Living with dementia or caring for someone who has dementia can be very stressful and confronting. At Blue Care, we empathise with the person living with dementia and their carer, providing practical support in the home, as well as in day services and care homes so you or your loved one can continue to live a rich and fulfilling life.
The World Health Organisation describes Dementia as an umbrella term for several diseases affecting memory, other cognitive abilities and behaviour that interfere with a person’s ability to maintain their activities of daily living.
There are more than 100 types of Dementia, with Alzheimer’s disease being the most common, followed by Vascular dementia, Lewy Body disease and frontal lobe dementia. Currently there is no cure. Dementia Australia has many useful resources about Dementia and operates the National Dementia Helpline on 1800 100 500.
At Blue Care, we understand that every person living with dementia is a unique individual with a rich life history. Our employees are trained to see the person first, and will work with the person and their family to find out as much as possible about them. This assists our employees to develop tailor-made programs that assist the person to be all they can be, identifying what the person can do, rather than what they can’t do.
Blue Care offers individualised packages that support people living with dementia to live well and safely in their own home, retaining their independence and providing opportunities to integrate into their community.
We can also support you or your loved one to retain skills, continue hobbies and pastimes, or try something new. And we can provide advice, education and connection with carers’ support groups.

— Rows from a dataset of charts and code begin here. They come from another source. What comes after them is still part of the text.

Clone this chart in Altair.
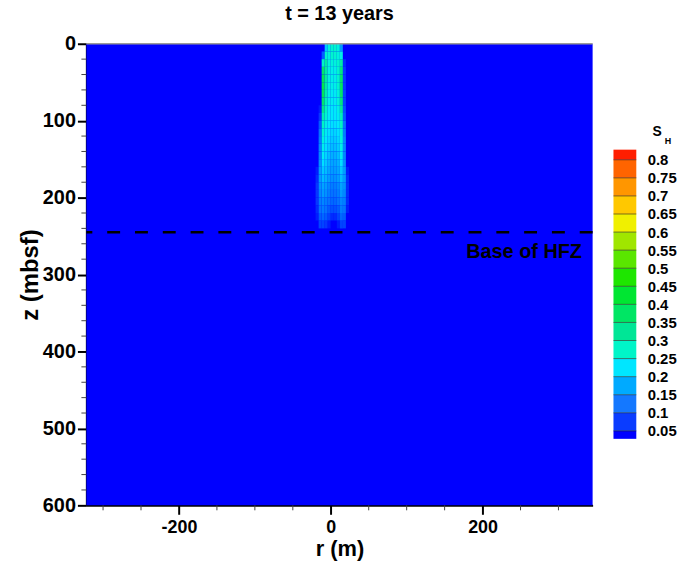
import altair as alt
import pandas as pd

# ---------------- data ----------------
R_DOMAIN = [-322, 345]
Z_DOMAIN = [0, 600]

r_centers = [-18, -14, -10, -6, -2, 2, 6, 10, 14, 18, 22]
z_centers = [5, 15, 25, 35, 45, 55, 65, 75, 85, 95, 105, 115, 125, 135,
             145, 155, 165, 175, 185, 195, 205, 215, 225, 235]
sh_rows = [
    [0.00, 0.00, 0.00, 0.20, 0.26, 0.27, 0.27, 0.26, 0.16, 0.00, 0.00],
    [0.00, 0.00, 0.10, 0.27, 0.26, 0.27, 0.27, 0.26, 0.25, 0.04, 0.00],
    [0.00, 0.00, 0.28, 0.31, 0.26, 0.26, 0.26, 0.27, 0.31, 0.06, 0.00],
    [0.00, 0.00, 0.37, 0.31, 0.26, 0.25, 0.25, 0.27, 0.35, 0.07, 0.00],
    [0.00, 0.00, 0.39, 0.31, 0.26, 0.25, 0.25, 0.27, 0.37, 0.07, 0.00],
    [0.00, 0.00, 0.40, 0.31, 0.26, 0.25, 0.25, 0.27, 0.38, 0.07, 0.00],
    [0.00, 0.03, 0.39, 0.30, 0.25, 0.24, 0.24, 0.26, 0.37, 0.08, 0.00],
    [0.00, 0.04, 0.37, 0.29, 0.25, 0.24, 0.24, 0.26, 0.35, 0.08, 0.00],
    [0.00, 0.05, 0.34, 0.28, 0.24, 0.23, 0.23, 0.25, 0.32, 0.09, 0.00],
    [0.00, 0.07, 0.30, 0.27, 0.24, 0.23, 0.23, 0.24, 0.29, 0.10, 0.00],
    [0.00, 0.10, 0.28, 0.25, 0.23, 0.22, 0.22, 0.23, 0.28, 0.12, 0.00],
    [0.00, 0.12, 0.27, 0.24, 0.22, 0.21, 0.21, 0.22, 0.27, 0.13, 0.00],
    [0.00, 0.13, 0.26, 0.23, 0.21, 0.20, 0.20, 0.21, 0.26, 0.14, 0.00],
    [0.00, 0.14, 0.25, 0.22, 0.20, 0.19, 0.19, 0.20, 0.25, 0.14, 0.00],
    [0.00, 0.14, 0.24, 0.21, 0.19, 0.18, 0.18, 0.19, 0.24, 0.14, 0.03],
    [0.00, 0.15, 0.22, 0.20, 0.18, 0.17, 0.17, 0.18, 0.22, 0.15, 0.04],
    [0.05, 0.16, 0.20, 0.19, 0.17, 0.16, 0.16, 0.17, 0.20, 0.16, 0.05],
    [0.06, 0.16, 0.19, 0.18, 0.16, 0.15, 0.15, 0.16, 0.19, 0.16, 0.06],
    [0.07, 0.15, 0.17, 0.16, 0.14, 0.13, 0.13, 0.14, 0.17, 0.15, 0.06],
    [0.07, 0.14, 0.16, 0.15, 0.13, 0.12, 0.12, 0.13, 0.16, 0.14, 0.06],
    [0.07, 0.13, 0.14, 0.13, 0.12, 0.11, 0.11, 0.12, 0.14, 0.13, 0.06],
    [0.06, 0.12, 0.13, 0.12, 0.10, 0.09, 0.09, 0.10, 0.13, 0.12, 0.05],
    [0.05, 0.10, 0.11, 0.10, 0.08, 0.06, 0.06, 0.08, 0.11, 0.10, 0.04],
    [0.04, 0.08, 0.08, 0.07, 0.05, 0.03, 0.03, 0.05, 0.08, 0.08, 0.03],
]

cb_levels = [0.05, 0.1, 0.15, 0.2, 0.25, 0.3, 0.35, 0.4, 0.45, 0.5,
             0.55, 0.6, 0.65, 0.7, 0.75, 0.8]
cb_low = [0.028] + cb_levels
cb_high = cb_levels + [0.828]
cb_colors = ["#0000ff", "#0a3cff", "#1478ff", "#00aaff", "#00e6ff",
             "#00f5c8", "#00e696", "#00e664", "#00e632", "#1ee600",
             "#5ae600", "#a0e600", "#f0f000", "#ffc800", "#ff9600",
             "#ff6400", "#ff1e00"]
cb_mid = [0.04, 0.075, 0.125, 0.175, 0.225, 0.275, 0.325, 0.375, 0.425,
          0.475, 0.525, 0.575, 0.625, 0.675, 0.725, 0.775, 0.82]

base_z = [245]
base_label_r = [331]
base_label_z = [278]
base_label = ["Base of HFZ"]

x_major = [-200, 0, 200]
x_minor = [-300, -250, -150, -100, -50, 50, 100, 150, 250, 300]
y_major = [0, 100, 200, 300, 400, 500, 600]
y_minor = [v for v in range(20, 600, 20) if v % 100 != 0]

# ---------------- tables ----------------
DR, DZ = 4, 10
cells = []
for zi, zc in enumerate(z_centers):
    for ri, rc in enumerate(r_centers):
        cells.append({"r0": rc - DR / 2, "r1": rc + DR / 2,
                      "z0": zc - DZ / 2, "z1": zc + DZ / 2,
                      "s": sh_rows[zi][ri]})
cells_df = pd.DataFrame(cells)
bg_df = pd.DataFrame({"r0": [R_DOMAIN[0]], "r1": [R_DOMAIN[1]],
                      "z0": [Z_DOMAIN[0]], "z1": [Z_DOMAIN[1]], "s": [0.0]})
cb_df = pd.DataFrame({"lo": cb_low, "hi": cb_high, "color": cb_colors})
cb_lines = pd.DataFrame({"lo": cb_levels})

FONT = "Liberation Sans"
PLOT_W, PLOT_H = 510, 465
NO_BORDER = alt.ViewBackground(stroke="transparent", strokeWidth=0)

color_scale = alt.Scale(domain=cb_mid, range=cb_colors, clamp=True)
x_scale = alt.Scale(domain=R_DOMAIN, nice=False, zero=False)
y_scale = alt.Scale(domain=Z_DOMAIN, reverse=True, nice=False, zero=False)

x_axis = alt.Axis(
    values=x_major, title="r (m)",
    labelExpr="datum.value < 0 ? '-' + abs(datum.value) : '' + datum.value",
    tickSize=9, tickWidth=2, tickColor="black",
    labelOverlap=False, labelFlush=False, grid=False,
    domainColor="black", domainWidth=2,
    labelFont=FONT, labelFontWeight="bold", labelFontSize=18, labelColor="black",
    labelPadding=4,
    titleFont=FONT, titleFontWeight="bold", titleFontSize=22, titleColor="black",
    titlePadding=3,
)
y_axis = alt.Axis(
    values=y_major, title="z (mbsf)",
    tickSize=9, tickWidth=2, tickColor="black",
    labelOverlap=False, labelFlush=False, grid=False,
    domainColor="black", domainWidth=2,
    labelFont=FONT, labelFontWeight="bold", labelFontSize=20, labelColor="black",
    labelPadding=2,
    titleFont=FONT, titleFontWeight="bold", titleFontSize=24, titleColor="black",
    titlePadding=0,
)

def X(field):
    return alt.X(field, scale=x_scale, axis=x_axis)

def Y(field):
    return alt.Y(field, scale=y_scale, axis=y_axis)

bg = alt.Chart(bg_df).mark_rect().encode(
    x=X("r0:Q"), x2="r1:Q", y=Y("z0:Q"), y2="z1:Q",
    color=alt.Color("s:Q", scale=color_scale, legend=None),
)
field = alt.Chart(cells_df).mark_rect().encode(
    x=X("r0:Q"), x2="r1:Q", y=Y("z0:Q"), y2="z1:Q",
    color=alt.Color("s:Q", scale=color_scale, legend=None),
)
top_line = alt.Chart(pd.DataFrame({"z0": [Z_DOMAIN[0]]})).mark_rule(
    color="#9a9a9a", strokeWidth=1.5
).encode(y=Y("z0:Q"))
base_line = alt.Chart(pd.DataFrame({"z0": base_z})).mark_rule(
    color="black", strokeWidth=2.5, strokeDash=[13, 15]
).encode(y=Y("z0:Q"))
base_text = alt.Chart(pd.DataFrame({"r0": base_label_r, "z0": base_label_z,
                                    "t": base_label})).mark_text(
    align="right", baseline="alphabetic", font=FONT, fontWeight="bold",
    fontSize=20, color="black"
).encode(x=X("r0:Q"), y=Y("z0:Q"), text="t:N")
x_minor_ticks = alt.Chart(pd.DataFrame({"r0": x_minor})).mark_rule(
    color="#444444", strokeWidth=1
).encode(x=X("r0:Q"), y=alt.value(PLOT_H), y2=alt.value(PLOT_H + 5))
y_minor_ticks = alt.Chart(pd.DataFrame({"z0": y_minor})).mark_rule(
    color="#444444", strokeWidth=1
).encode(y=Y("z0:Q"), x=alt.value(-5), x2=alt.value(0))

main = alt.layer(bg, field, top_line, base_line, base_text,
                 x_minor_ticks, y_minor_ticks).properties(
    width=PLOT_W, height=PLOT_H, view=NO_BORDER,
    title=alt.TitleParams("t = 13 years", font=FONT, fontWeight="bold",
                          fontSize=20, color="black", anchor="middle", offset=10),
)

cb_y = alt.Scale(domain=[-0.156, 1.121], nice=False, zero=False)
cb_axis = alt.Axis(
    orient="right", values=cb_levels, title=None,
    labelExpr="format(datum.value, '.2~f')",
    domain=False, ticks=False, grid=False, labelPadding=11,
    labelFont=FONT, labelFontWeight="bold", labelFontSize=15,
    labelColor="black", labelOverlap=False, labelFlush=False)

def CY(field):
    return alt.Y(field, scale=cb_y, axis=cb_axis)

cb_rect = alt.Chart(cb_df).mark_rect().encode(
    x=alt.value(0), x2=alt.value(23),
    y=CY("lo:Q"), y2="hi:Q",
    color=alt.Color("color:N", scale=None),
)
cb_line = alt.Chart(cb_lines).mark_rule(color="#222222", strokeWidth=1, opacity=0.6).encode(
    y=CY("lo:Q"), x=alt.value(0), x2=alt.value(23)
)
cb_s = alt.Chart(pd.DataFrame({"lo": [0.877], "t": ["S"]})).mark_text(
    align="center", baseline="middle", font=FONT, fontWeight="bold",
    fontSize=14, color="black"
).encode(y=CY("lo:Q"), x=alt.value(44), text="t:N")
cb_h = alt.Chart(pd.DataFrame({"lo": [0.852], "t": ["H"]})).mark_text(
    align="center", baseline="middle", font=FONT, fontWeight="bold",
    fontSize=9, color="black"
).encode(y=CY("lo:Q"), x=alt.value(55), text="t:N")

colorbar = alt.layer(cb_rect, cb_line, cb_s, cb_h).properties(
    width=23, height=PLOT_H, view=NO_BORDER)

chart = alt.hconcat(main, colorbar, spacing=18).properties(
    padding={"left": 18, "top": 2, "right": 0, "bottom": 0}
).configure_view(stroke="transparent", strokeWidth=0).configure_axis(
    labelOverlap=False).configure(background="white")

chart.save("out.html", embed_options={"renderer": "svg", "actions": False})
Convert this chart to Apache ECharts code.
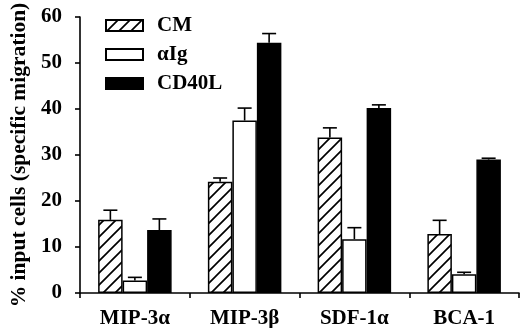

At Blue Care we can provide a break from caring with our in-home respite care, day respite services, and in our car homes, where your loved one is encouraged to take part in meaningful activities, such as gardening, cooking, music, dance, art and other activities. In-home respite has the advantage of support in familiar surroundings.
Our residential aged care homes encourage people living with dementia to take part in meaningful activities and take on roles in their community where staff prepare the environment so it is easier to navigate and relieves stress.
We create supportive environments using colour contrast, easy-to-read name badges and well-signed areas. Our homes provide opportunities to reminisce, both as an individual and group, where some residents have memory boxes and memory books.
We encourage people living with dementia and their families to share their life history and what really matters to them. This information is often displayed in their bedroom.
Our homes provide a range of activities and entertainment as well as evidence-based therapies such as music, dance, meaningful craft, art, pet, doll therapy and robotic therapies, which have been known to provide a calming effect on some people and reduce anxiety. Therapies are individually assessed based on individual needs.
Many of our homes provide small therapeutic units with sensory gardens that are designed to be pleasurable areas where barbecues and morning and afternoon teas are served. Sensory gardens include walking paths, seating, water features and areas where normal everyday life can continue, such as hanging out the washing or watering the plants.
In many of our aged care homes we have introduced Montessori Environments, where people are meaningfully engaged in activities and roles that promote independence and self-worth, reducing the need for some medications. Some homes have introduced self-serve, flexible meal service and tea and coffee-making facilities and drink stations to aid independence.
Blue Care has developed a memory support advisory group that identifies innovative practice. Membership comprises of staff with a passion for improving dementia services, as well as two consumer representatives, one who lives with dementia and the other who supports the person with dementia.
Blue Care participates in research and has recently been involved in a study involving a robotic seal called Paro and the effects it has on pain.
Virtual Reality experiences are also being used to assist staff to walk in the shoes of people living with dementia and reflect on their practice.
Blue Care is also the first organisation in Australia to use Sit&See, an observational tool that measures and celebrates the positive care and compassion that staff provide.
Blue Care has also developed a suite of e-learning resources about dementia for its workforce and works with Dementia Training Australia, Dementia Australia, and Montessori Consulting to provide additional education.
At Blue Care, we strive to improve the lives of people living with dementia, as well as supporting their carers to continue caring and have the best life possible.